Short problem
Reproduce all the lines exactly as they stand, apart from the pictures.

Dataset content

%%

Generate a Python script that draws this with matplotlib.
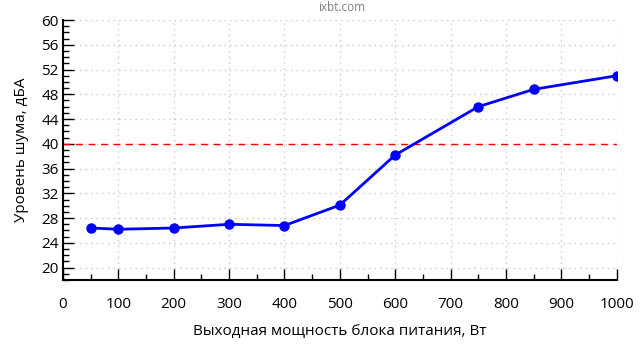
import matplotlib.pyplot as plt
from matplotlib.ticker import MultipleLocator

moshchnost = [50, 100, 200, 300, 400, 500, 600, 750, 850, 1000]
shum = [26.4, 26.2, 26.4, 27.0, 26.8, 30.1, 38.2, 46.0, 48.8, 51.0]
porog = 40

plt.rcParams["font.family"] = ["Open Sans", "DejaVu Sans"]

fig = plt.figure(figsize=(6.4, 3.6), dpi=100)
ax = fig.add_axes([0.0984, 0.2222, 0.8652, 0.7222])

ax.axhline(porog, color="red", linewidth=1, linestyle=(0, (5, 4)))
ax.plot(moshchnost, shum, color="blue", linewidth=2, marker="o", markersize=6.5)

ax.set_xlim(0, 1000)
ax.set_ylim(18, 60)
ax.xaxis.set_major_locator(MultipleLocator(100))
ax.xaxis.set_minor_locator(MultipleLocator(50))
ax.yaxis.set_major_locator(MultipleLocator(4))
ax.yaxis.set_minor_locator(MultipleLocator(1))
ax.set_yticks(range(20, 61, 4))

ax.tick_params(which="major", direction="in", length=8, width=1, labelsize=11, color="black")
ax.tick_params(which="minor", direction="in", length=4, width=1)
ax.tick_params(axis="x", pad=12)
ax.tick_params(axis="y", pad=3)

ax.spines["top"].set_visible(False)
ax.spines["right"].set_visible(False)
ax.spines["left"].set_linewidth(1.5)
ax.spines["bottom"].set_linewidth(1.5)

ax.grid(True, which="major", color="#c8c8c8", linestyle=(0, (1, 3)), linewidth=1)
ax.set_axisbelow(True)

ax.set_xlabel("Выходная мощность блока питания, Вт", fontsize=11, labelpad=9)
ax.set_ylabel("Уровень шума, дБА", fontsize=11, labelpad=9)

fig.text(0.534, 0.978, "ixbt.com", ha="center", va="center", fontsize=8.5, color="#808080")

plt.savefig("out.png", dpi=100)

%%

The reply
Generate a Python script that draws this with matplotlib.
import matplotlib.pyplot as plt
from matplotlib.ticker import MultipleLocator

moshchnost = [50, 100, 200, 300, 400, 500, 600, 750, 850, 1000]
shum = [26.4, 26.2, 26.4, 27.0, 26.8, 30.1, 38.2, 46.0, 48.8, 51.0]
porog = 40

plt.rcParams["font.family"] = ["Open Sans", "DejaVu Sans"]

fig = plt.figure(figsize=(6.4, 3.6), dpi=100)
ax = fig.add_axes([0.0984, 0.2222, 0.8652, 0.7222])

ax.axhline(porog, color="red", linewidth=1, linestyle=(0, (5, 4)))
ax.plot(moshchnost, shum, color="blue", linewidth=2, marker="o", markersize=6.5)

ax.set_xlim(0, 1000)
ax.set_ylim(18, 60)
ax.xaxis.set_major_locator(MultipleLocator(100))
ax.xaxis.set_minor_locator(MultipleLocator(50))
ax.yaxis.set_major_locator(MultipleLocator(4))
ax.yaxis.set_minor_locator(MultipleLocator(1))
ax.set_yticks(range(20, 61, 4))

ax.tick_params(which="major", direction="in", length=8, width=1, labelsize=11, color="black")
ax.tick_params(which="minor", direction="in", length=4, width=1)
ax.tick_params(axis="x", pad=12)
ax.tick_params(axis="y", pad=3)

ax.spines["top"].set_visible(False)
ax.spines["right"].set_visible(False)
ax.spines["left"].set_linewidth(1.5)
ax.spines["bottom"].set_linewidth(1.5)

ax.grid(True, which="major", color="#c8c8c8", linestyle=(0, (1, 3)), linewidth=1)
ax.set_axisbelow(True)

ax.set_xlabel("Выходная мощность блока питания, Вт", fontsize=11, labelpad=9)
ax.set_ylabel("Уровень шума, дБА", fontsize=11, labelpad=9)

fig.text(0.534, 0.978, "ixbt.com", ha="center", va="center", fontsize=8.5, color="#808080")

plt.savefig("out.png", dpi=100)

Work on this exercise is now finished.